I have a CDH 5.3.8 cluster with HBase, HDFS, MapReduce, Solr, and Zookeeper services running on multiple Ubuntu 12.04 servers. Each server has the same /etc/hosts file which includes all of the hosts in the cluster, configured in the following format:
127.0.0.1 localhost.localdomain localhost 192.168.1.1 cluster-01.example.com cluster-01 192.168.1.2 cluster-02.example.com cluster-02 192.168.1.3 cluster-03.example.com cluster-03
The Ubuntu servers are also configured with 2 name servers to provide DNS for anything outside the cluster (FYI, /etc/nsswitch.conf hosts entry is set to check files then dns).
My understanding was that with the above setup, all network name resolutions for the CDH cluster was done through the /etc/hosts files, however, I have learned that the cluster still has some kind of dependency on the DNS name servers but I am not sure what these are.

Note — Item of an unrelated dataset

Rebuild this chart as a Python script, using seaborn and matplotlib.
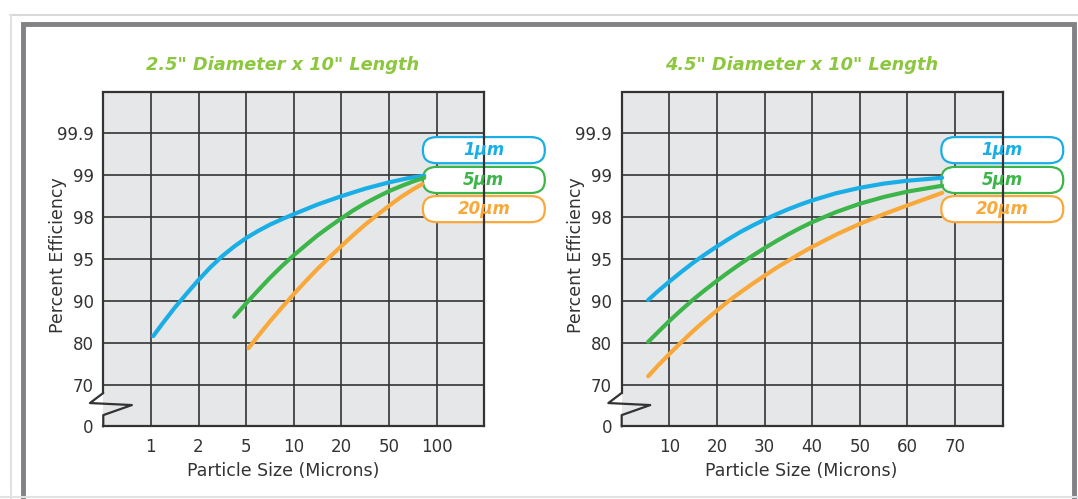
import matplotlib
matplotlib.use("Agg")
import matplotlib.pyplot as plt
from matplotlib.patches import FancyBboxPatch, Rectangle
from matplotlib.lines import Line2D
import numpy as np
import pandas as pd
import seaborn as sns

sns.set_style("white")
plt.rcParams['font.family'] = ['DejaVu Sans']

# y grid values (evenly spaced gridlines in the original), top edge = 99.99
y_grid = [0, 70, 80, 90, 95, 98, 99, 99.9, 99.99]
y_ticks = [0, 70, 80, 90, 95, 98, 99, 99.9]
y_ticklabels = ["0", "70", "80", "90", "95", "98", "99", "99.9"]

# left chart: particle size grid (evenly spaced), edges 0.5 and 200
x_grid_left = [0.5, 1, 2, 5, 10, 20, 50, 100, 200]
x_ticks_left = [1, 2, 5, 10, 20, 50, 100]
x_ticks_right = [10, 20, 30, 40, 50, 60, 70]

sizes = ["1µm", "5µm", "20µm"]
colors = {"1µm": "#1aaee6", "5µm": "#3cb54a", "20µm": "#f9a83a"}

# 2.5" Diameter x 10" Length
left_1um_x = [1.035, 1.19, 1.41, 1.68, 2, 2.51, 3.16, 3.98, 5, 5.95, 7.07, 8.41,
              10, 14.1, 20, 31.6, 50, 66, 83.5]
left_1um_y = [81.6, 84.7, 88.3, 90.85, 92.5, 94.0, 95.21, 95.9, 96.5, 97.01, 97.46,
              97.85, 98.07, 98.3, 98.5, 98.68, 98.83, 98.93, 98.99]
left_5um_x = [3.98, 5, 5.95, 7.07, 8.41, 10, 11.9, 14.1, 16.8, 20, 25.1, 31.6,
              39.8, 50, 59.5, 70.7, 83.5]
left_5um_y = [86.2, 89.4, 91.25, 92.75, 94.15, 95.27, 95.99, 96.68, 97.31, 97.91,
              98.16, 98.33, 98.48, 98.62, 98.74, 98.85, 98.94]
left_20um_x = [5.18, 5.95, 7.07, 8.41, 10, 11.9, 14.1, 16.8, 20, 25.1, 31.6, 39.8,
               50, 59.5, 70.7, 81.2]
left_20um_y = [78.7, 81.6, 85.1, 88.4, 90.8, 92.35, 93.8, 95.12, 95.93, 96.71,
               97.46, 98.05, 98.27, 98.48, 98.66, 98.79]

# 4.5" Diameter x 10" Length
right_x = [5.56, 7.5, 10, 12.5, 15, 17.5, 20, 22.5, 25, 27.5, 30, 32.5, 35, 37.5,
           40, 45, 50, 55, 60, 67.3]
right_1um_y = [90.1, 91.1, 92.3, 93.45, 94.55, 95.33, 95.9, 96.44, 96.95, 97.4,
               97.82, 98.07, 98.19, 98.3, 98.4, 98.57, 98.7, 98.8, 98.87, 98.94]
right_5um_y = [80.2, 82.4, 85.2, 87.8, 90.15, 91.3, 92.4, 93.45, 94.45, 95.24,
               95.78, 96.29, 96.77, 97.22, 97.64, 98.12, 98.32, 98.48, 98.61, 98.75]
right_20um_y = [72.0, 74.4, 77.3, 80.1, 82.8, 85.3, 87.7, 90.0, 91.05, 92.05,
                93.0, 93.95, 94.8, 95.39, 95.87, 96.74, 97.52, 98.07, 98.28, 98.58]

y_idx = np.arange(len(y_grid))


def y_fwd(v):
    return np.interp(v, y_grid, y_idx)


def y_inv(i):
    return np.interp(i, y_idx, y_grid)


lx = np.log10(x_grid_left)
x_idx = np.arange(len(x_grid_left))


def x_fwd(v):
    return np.interp(np.log10(np.clip(v, 1e-6, None)), lx, x_idx)


def x_inv(i):
    return 10 ** np.interp(i, x_idx, lx)


def make_df(xs, ys):
    rows = []
    for s, x, y in zip(sizes, xs, ys):
        for a, b in zip(x, y):
            rows.append({"size": s, "particle": a, "eff": b})
    return pd.DataFrame(rows)


df_left = make_df([left_1um_x, left_5um_x, left_20um_x],
                  [left_1um_y, left_5um_y, left_20um_y])
df_right = make_df([right_x, right_x, right_x],
                   [right_1um_y, right_5um_y, right_20um_y])

fig = plt.figure(figsize=(10.78, 4.99), dpi=100)

# outer frames
fig.add_artist(Line2D([0.009, 1.0], [0.970, 0.970], color="#d8d8d8", lw=1.5))
fig.add_artist(Line2D([0.010, 0.010], [0.0, 0.970], color="#e2e2e2", lw=1.5))
fig.add_artist(Line2D([0.0, 1.0], [0.004, 0.004], color="#e2e2e2", lw=1.5))
fig.add_artist(Rectangle((0.021, -0.05), 0.975, 1.002, fill=False,
                         edgecolor="#808285", lw=3.5))

ax1 = fig.add_axes([0.0958, 0.1453, 0.3534, 0.6713])
ax2 = fig.add_axes([0.5767, 0.1453, 0.3534, 0.6713])

titles = ['2.5" Diameter x 10" Length', '4.5" Diameter x 10" Length']

for ax, df, title in [(ax1, df_left, titles[0]), (ax2, df_right, titles[1])]:
    ax.set_facecolor("#e6e7e8")
    ax.set_yscale("function", functions=(y_fwd, y_inv))
    if ax is ax1:
        ax.set_xscale("function", functions=(x_fwd, x_inv))
        ax.set_xlim(0.5, 200)
        ax.set_xticks(x_ticks_left)
        ax.set_xticklabels([str(t) for t in x_ticks_left])
    else:
        ax.set_xlim(0, 80)
        ax.set_xticks(x_ticks_right)
        ax.set_xticklabels([str(t) for t in x_ticks_right])
    ax.set_ylim(0, 99.99)
    ax.set_yticks(y_ticks)
    ax.set_yticklabels(y_ticklabels)
    ax.minorticks_off()
    ax.grid(True, color="#333333", lw=1.2)
    ax.set_axisbelow(True)

    sns.lineplot(data=df, x="particle", y="eff", hue="size", palette=colors,
                 hue_order=sizes, ax=ax, lw=3, legend=False,
                 sort=False, estimator=None)

    ax.tick_params(axis="y", length=0, labelsize=12, colors="#333333", pad=7)
    ax.tick_params(axis="x", length=0, labelsize=12, colors="#333333", pad=8)
    ax.set_xlabel("Particle Size (Microns)", fontsize=12.5, color="#333333")
    ax.set_ylabel("Percent Efficiency", fontsize=12.5, color="#333333")
    ax.xaxis.set_label_coords(0.471, -0.105)
    ax.yaxis.set_label_coords(-0.095, 0.512)
    ax.text(0.471, 1.079, title, transform=ax.transAxes, ha="center", va="center",
            fontsize=12.8, color="#8dc63f", fontweight="bold", style="italic")

    for side in ["top", "right", "bottom"]:
        ax.spines[side].set_color("#333333")
        ax.spines[side].set_linewidth(1.6)
    ax.spines["left"].set_visible(False)
    # left spine with axis break
    kw = dict(transform=ax.transAxes, color="#333333", lw=1.6, clip_on=False)
    ax.plot([0, 0], [1, 0.1], **kw)
    ax.plot([0, -0.035, 0.075, 0, 0], [0.1, 0.07, 0.064, 0.034, 0], **kw)

    # labels in rounded boxes
    bx, bw = 0.839, 0.32
    for s, yc in zip(sizes, [0.825, 0.736, 0.649]):
        box = FancyBboxPatch((bx, yc - 0.039), bw, 0.078,
                             boxstyle="round,pad=0,rounding_size=0.037",
                             transform=ax.transAxes, facecolor="white",
                             edgecolor=colors[s], lw=1.6, clip_on=False,
                             mutation_aspect=1)
        ax.add_patch(box)
        ax.text(bx + bw / 2, yc, s, transform=ax.transAxes, ha="center",
                va="center", color=colors[s], fontsize=12, fontweight="bold",
                style="italic", clip_on=False)

fig.savefig("out.png", dpi=100)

I had a situation where one of the name servers became unavailable and as a result I noticed there was a performance impact on multiple CDH services. For example, running 'status' in Hbase shell took 14s to complete (as opposed to 3s) and Solr Web Collection metrics increased by ~20s. When I removed the unavailable name server from resolv.conf, the performance of the cluster was back to normal.
From the OS perspective, when the name server was down, DNS resolution worked without issue using the available name server (as verified with nslookup).
Did I miss something in the Cloudera configuration?
PS: CDH was installed using Cloudera manager and most of the configuration settings are the default/recommended settings determined by Cloudera.